La puerta del establo se abrió y uno de los caballos relinchó.
—Que nadie entre —ordenó el patrón y una vez dentro, dio pequeños pasos al tiempo que inspeccionaba cada apartado del lugar.
»¿Luisa? Ven conmigo, todo está bien —expuso la cálida y enronquecida voz de Gabriel.
En cualquier otro momento, ella hubiera saltado sobre sus brazos para pedirle ayuda, diciéndole cuánto lo necesitaba, suplicando por su presencia. Pero ahora, bajo la nueva situación en la que hallaba, donde los tranquilizadores abrazos se transformaron en los de una traición. No, ella no quería morir, no ahora que lo recordaba todo.
Levantó el confundido rostro y lo vio, él estaba ahí de frente; sin embargo, él nunca imaginó que Luisa portaría un arma, esa que guardaba para situaciones poco comunes.
—Baja el arma, Luisa —indicó Gabriel dando un par de pasos hacia atrás.
Negó en el instante que fue dicho, tragó hondo y le apuntó directo.
—¡No, tú aléjate de mí, Gabriel! —Fuera de sí, desquiciada y temerosa de las acciones que no controlaba.
—¡Luisa, por dios! Tienes que dejar el arma. No hagas algo de lo que te puedas arrepentir —emitió casi suplicante.
—Tú eres quien me ha hecho daño, Gabriel. Me has estado drogando y enloqueciendo; y ahora me quieres matar —resolvió ella con el arma en dirección al cuerpo del texano y la cara desfigurada.
—¿Matarte? —cuestionó confundido—. No Luisa, por dios que imaginas cosas, será mejor que bajes eso. Yo cuido de tí.
—¡Ya basta, ya basta! ¡Déjame! —gritó alarmada, sin soltar la pistola.
Era notorio el miedo en su rostro, parecía que ni siquiera poseía el control de su cuerpo o mente.
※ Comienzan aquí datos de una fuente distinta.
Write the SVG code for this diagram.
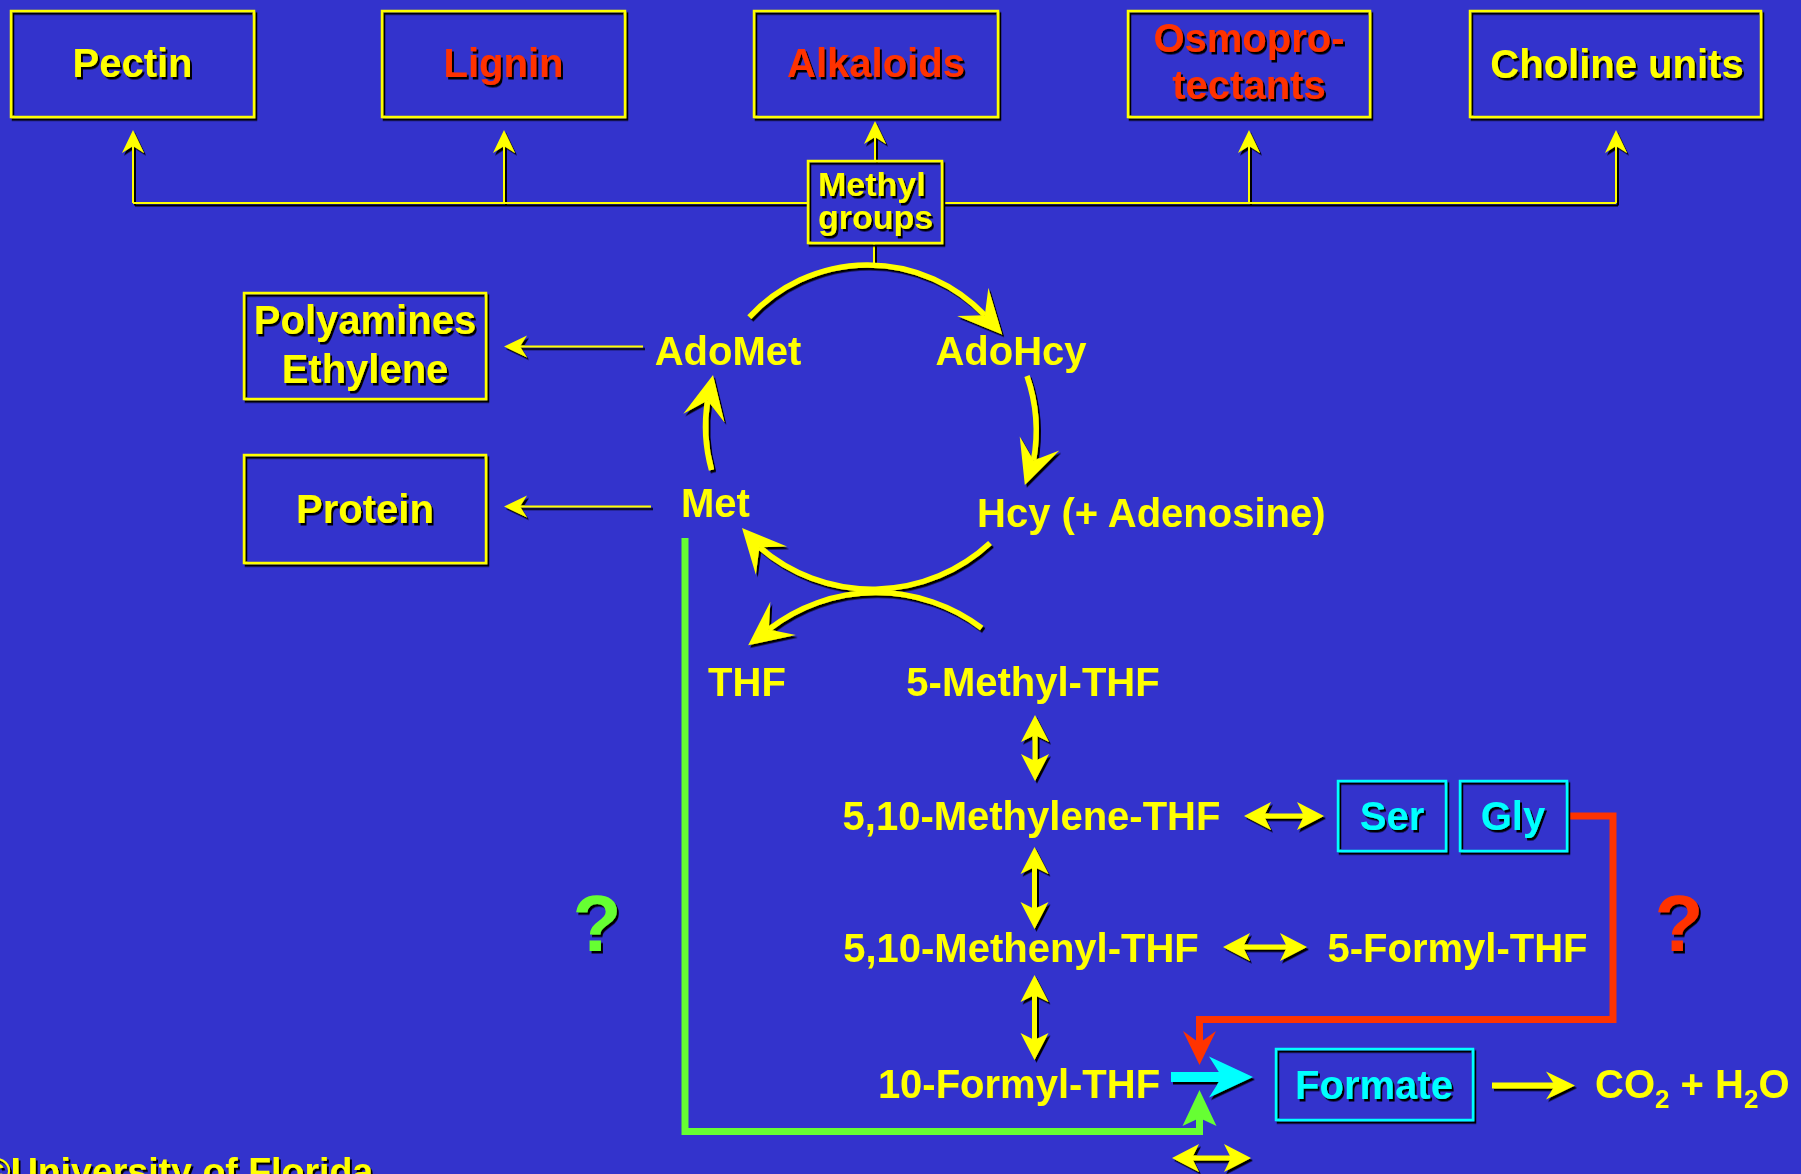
<svg xmlns="http://www.w3.org/2000/svg" width="1801" height="1174" viewBox="0 0 1801 1174">
  <defs>
    <!-- hard black drop shadow used by boxes, labels and yellow arrows -->
    <filter id="shadow" filterUnits="userSpaceOnUse" x="0" y="0" width="1801" height="1174">
      <feDropShadow dx="2" dy="2.5" stdDeviation="0.4" flood-color="#000" flood-opacity="1"/>
    </filter>
    <!-- arrowheads, tip pointing along +x -->
    <path id="head-thin" d="M0,0 L-23,-11 L-16,0 L-23,11 Z"/>
    <path id="head-cycle" d="M26,0 L-18,-21 L0,0 L-18,21 Z"/>
    <path id="head-double" d="M0,0 L-27,-14 L-20,0 L-27,14 Z"/>
    <path id="head-wide" d="M0,0 L-44,-20.5 L-31,0 L-44,20.5 Z"/>
    <path id="head-mid" d="M0,0 L-29,-14 L-20,0 L-29,14 Z"/>
    <path id="head-red" d="M0,0 L-34,-16.5 L-22,0 L-34,16.5 Z"/>
    <path id="head-green" d="M0,0 L-36,-17 L-28,0 L-36,17 Z"/>
  </defs>
  <style>
    text{font-family:"Liberation Sans",Arial,Helvetica,sans-serif;font-weight:bold;font-size:40px}
    text.s34{font-size:34px}
    text.s37{font-size:37.5px}
    text.s80{font-size:80px}
    .sub{font-size:26px}
    .mid{text-anchor:middle}
    .y{fill:#ffff00}
    .r{fill:#ff3300}
    .c{fill:#00ffff}
    .g{fill:#66ff33}
    .box{fill:none;stroke:#ffff00;stroke-width:2.5}
    .cbox{fill:none;stroke:#00ffff;stroke-width:2.5}
    .thin{fill:none;stroke:#ffff00;stroke-width:2}
    .arc{fill:none;stroke:#ffff00;stroke-width:5.5}
    .dbl{fill:none;stroke:#ffff00;stroke-width:5}
    .sh{filter:url(#shadow)}
  </style>

  <rect width="1801" height="1174" fill="#3333cc"/>

  <!-- connectors -->
  <g id="connectors">
    <!-- methyl group distribution tree -->
    <g class="sh">
      <path class="thin" d="M133,203 H808 M942,203 H1616 M133,203 V146 M504,203 V146 M1249,203 V146 M1616,203 V146 M875,161 V137 M874,243 V266"/>
      <use href="#head-thin" class="y" transform="translate(133,130) rotate(-90)"/>
      <use href="#head-thin" class="y" transform="translate(504,130) rotate(-90)"/>
      <use href="#head-thin" class="y" transform="translate(875,121) rotate(-90)"/>
      <use href="#head-thin" class="y" transform="translate(1249,130) rotate(-90)"/>
      <use href="#head-thin" class="y" transform="translate(1616,130) rotate(-90)"/>
      <!-- side products -->
      <path class="thin" d="M643,346.5 H519 M651,506.5 H519"/>
      <use href="#head-thin" class="y" transform="translate(504,346.5) rotate(180)"/>
      <use href="#head-thin" class="y" transform="translate(504,506.5) rotate(180)"/>
    </g>

    <!-- activated methyl cycle -->
    <g class="sh">
      <path class="arc" d="M749.3,317.2 A161,161 0 0 1 984.8,315.2"/>
      <use href="#head-cycle" class="y" transform="translate(984.8,315.2) rotate(48)"/>
      <path class="arc" d="M1027,376 A168,168 0 0 1 1033.5,460.5"/>
      <use href="#head-cycle" class="y" transform="translate(1033.5,460.5) rotate(109.5)"/>
      <path class="arc" d="M711.5,470 A162.5,162.5 0 0 1 707.6,400.4"/>
      <use href="#head-cycle" class="y" transform="translate(707.6,400.4) rotate(-78)"/>
      <path class="arc" d="M990,543 A173,173 0 0 1 759.4,547.2"/>
      <use href="#head-cycle" class="y" transform="translate(759.4,547.2) rotate(-132)"/>
      <path class="arc" d="M981.7,628 A175,175 0 0 0 768.8,629.4"/>
      <use href="#head-cycle" class="y" transform="translate(768.8,629.4) rotate(142.5)"/>
    </g>

    <!-- reversible folate interconversions -->
    <g class="sh">
      <path class="dbl" d="M1035,735 V761 M1034.5,867 V909 M1034.5,995 V1040 M1264,816 H1304 M1243,947 H1287 M1192,1158 H1231"/>
      <use href="#head-double" class="y" transform="translate(1035,715) rotate(-90)"/>
      <use href="#head-double" class="y" transform="translate(1035,781) rotate(90)"/>
      <use href="#head-double" class="y" transform="translate(1034.5,847) rotate(-90)"/>
      <use href="#head-double" class="y" transform="translate(1034.5,929) rotate(90)"/>
      <use href="#head-double" class="y" transform="translate(1034.5,975) rotate(-90)"/>
      <use href="#head-double" class="y" transform="translate(1034.5,1060) rotate(90)"/>
      <use href="#head-double" class="y" transform="translate(1244,816) rotate(180)"/>
      <use href="#head-double" class="y" transform="translate(1324,816)"/>
      <use href="#head-double" class="y" transform="translate(1223,947) rotate(180)"/>
      <use href="#head-double" class="y" transform="translate(1307,947)"/>
      <use href="#head-double" class="y" transform="translate(1172,1158) rotate(180)"/>
      <use href="#head-double" class="y" transform="translate(1251,1158)"/>
      <!-- formate to CO2 -->
      <path d="M1492,1085.5 H1556" fill="none" stroke="#ffff00" stroke-width="6"/>
      <use href="#head-mid" class="y" transform="translate(1575,1085.5)"/>
      <!-- 10-formyl-THF to formate -->
      <path d="M1171,1077 H1224" fill="none" stroke="#00ffff" stroke-width="10"/>
      <use href="#head-wide" class="c" transform="translate(1253,1077)"/>
    </g>

    <!-- glycine route (red) and methionine route (green) -->
    <path d="M1568,816 H1613 V1019.5 H1199.5 V1044" fill="none" stroke="#ff3300" stroke-width="7"/>
    <use href="#head-red" class="r" transform="translate(1199.5,1065) rotate(90)"/>
    <path d="M685,538 V1131.5 H1199.5 V1117" fill="none" stroke="#66ff33" stroke-width="7"/>
    <use href="#head-green" class="g" transform="translate(1199.5,1090) rotate(-90)"/>
  </g>

  <!-- methyl group sinks -->
  <g id="pectin" class="sh">
    <rect class="box" x="11" y="11" width="243" height="106"/>
    <text class="y mid" x="132.5" y="77">Pectin</text>
  </g>
  <g id="lignin" class="sh">
    <rect class="box" x="382" y="11" width="243" height="106"/>
    <text class="r mid" x="503.5" y="77">Lignin</text>
  </g>
  <g id="alkaloids" class="sh">
    <rect class="box" x="754" y="11" width="244" height="106"/>
    <text class="r mid" x="876" y="77">Alkaloids</text>
  </g>
  <g id="osmoprotectants" class="sh">
    <rect class="box" x="1128" y="11" width="242" height="106"/>
    <text class="r mid" x="1249" y="52">Osmopro-</text>
    <text class="r mid" x="1249" y="99">tectants</text>
  </g>
  <g id="choline" class="sh">
    <rect class="box" x="1470" y="11" width="291" height="106"/>
    <text class="y mid" x="1617" y="78">Choline units</text>
  </g>
  <g id="methyl-groups" class="sh">
    <rect class="box" x="808" y="161" width="134" height="82"/>
    <text class="y s34" x="818" y="196">Methyl</text>
    <text class="y s34" x="818" y="229">groups</text>
  </g>

  <!-- side products -->
  <g id="polyamines" class="sh">
    <rect class="box" x="244" y="293" width="242" height="106"/>
    <text class="y mid" x="365" y="334">Polyamines</text>
    <text class="y mid" x="365" y="383">Ethylene</text>
  </g>
  <g id="protein" class="sh">
    <rect class="box" x="244" y="455" width="242" height="108"/>
    <text class="y mid" x="365" y="523">Protein</text>
  </g>

  <!-- cycle metabolites -->
  <g id="adomet"><text class="y mid" x="728" y="365">AdoMet</text></g>
  <g id="adohcy"><text class="y mid" x="1011" y="365">AdoHcy</text></g>
  <g id="met"><text class="y mid" x="715.5" y="517">Met</text></g>
  <g id="hcy"><text class="y" x="977" y="527">Hcy (+ Adenosine)</text></g>
  <g id="thf"><text class="y mid" x="747" y="696">THF</text></g>

  <!-- one-carbon folates -->
  <g id="methyl-thf"><text class="y mid" x="1033" y="696">5-Methyl-THF</text></g>
  <g id="methylene-thf"><text class="y mid" x="1031.5" y="830">5,10-Methylene-THF</text></g>
  <g id="methenyl-thf"><text class="y mid" x="1021" y="962">5,10-Methenyl-THF</text></g>
  <g id="formyl5-thf"><text class="y mid" x="1457.5" y="962">5-Formyl-THF</text></g>
  <g id="formyl10-thf"><text class="y mid" x="1019" y="1098">10-Formyl-THF</text></g>
  <g id="ser" class="sh">
    <rect class="cbox" x="1338" y="781" width="108" height="70"/>
    <text class="c mid" x="1392" y="830">Ser</text>
  </g>
  <g id="gly" class="sh">
    <rect class="cbox" x="1460" y="781" width="107" height="70"/>
    <text class="c mid" x="1513" y="830">Gly</text>
  </g>
  <g id="formate" class="sh">
    <rect class="cbox" x="1276" y="1049" width="197" height="71"/>
    <text class="c mid" x="1374" y="1099">Formate</text>
  </g>
  <g id="co2-h2o">
    <text class="y" x="1595" y="1098">CO<tspan class="sub" dy="10">2</tspan><tspan dy="-10"> + H</tspan><tspan class="sub" dy="10">2</tspan><tspan dy="-10">O</tspan></text>
  </g>

  <!-- unresolved routes -->
  <g id="unknown-green" class="sh"><text class="g mid s80" x="597" y="951">?</text></g>
  <g id="unknown-red" class="sh"><text class="r mid s80" x="1679" y="951">?</text></g>

  <g id="credit" class="sh"><text class="y s37" x="-17" y="1184">©University of Florida</text></g>
</svg>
Con dificultad, su marido encontraba palabras para tranquilizarla, él buscaba que todo fuera un simple susto para todos, mantenía sus manos en alto para que ella las viera y se sintiera más segura; no obstante, ¿cómo lograrlo cuando la mujer estaba sumergida en sus propias teorías conspiratorias? La miraba pelear contra ella misma por el reconocimiento de la verdad, como si una parte luchara por recobrar la lucidez inexistente en la oscuridad de su mente. Finalmente, percibió los gritos de su esposa e instintivamente dio un par de pasos hacia ella.
Los movimientos del rubio fueron detenidos en seco por el estrepitoso sonido del arma, siendo disparada por Luisa. Gabriel terminó tendido en el piso del establo con la sangre emanando de su cuerpo. Los animales se inquietaron y los relinches provocaron la presencia de los vaqueros que trabajaban para Gabriel: el hombre herido que yacía en el suelo del establo.